I could put in a good word for ya, toots. Though he does like that human sacrifice bit. What about Thor? Most of Valhalla is pretty open right now. Maybe Apollo? He had a thing for some babe in Hollywood, but Norma Jean didn't want a damned thing to do with him. She's waiting for Elton.
 
Thor? Too angry. Too many muscles. Reminds me of a pro-wrestler.

Apollo? Feh, what a pretty boy.

I think I'll stick with Quetzalcoatl, that sexy serpent.
 
Baal is holding another singles mixer next Friday, I'll do a little mingling and let Quetz know about that totally hot chicky up there. But only if you do two things. Take your clothes off (you're a total babe, doll) and believe in Me for a couple of minutes next Friday. It's that Ontological thing. It makes no sense, but I find it highly amusing. It's like Santa Claus.

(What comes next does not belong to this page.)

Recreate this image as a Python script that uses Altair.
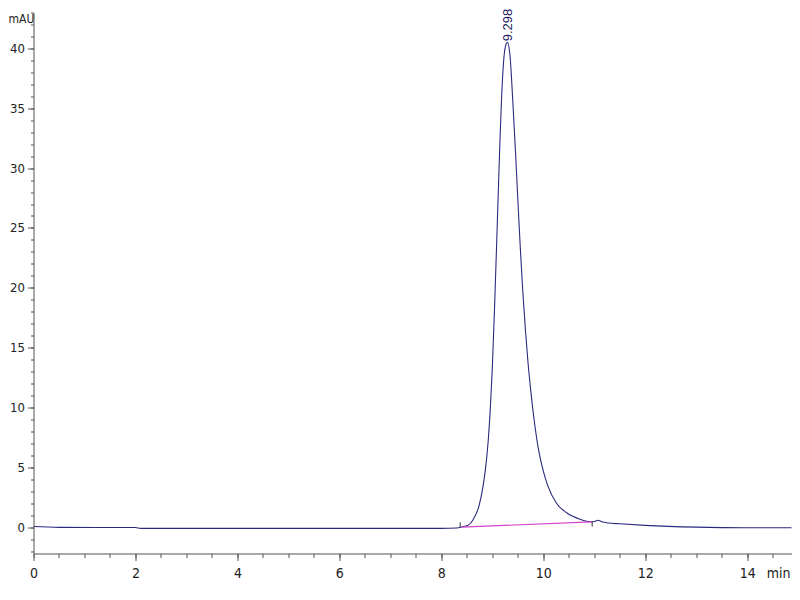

Sure you don't want to do that threesome thing with Lillith? You could invite others, I'm not against an old fashioned orgy.
 
Take off my clothes? I thought you had x-ray vision, Gawd? You know, that's pretty suspicious. I'm starting to think you aren't God the Almighty after all, but rather some minor Japanese monkey deity.

And no, I won't believe in you. It's against my morals.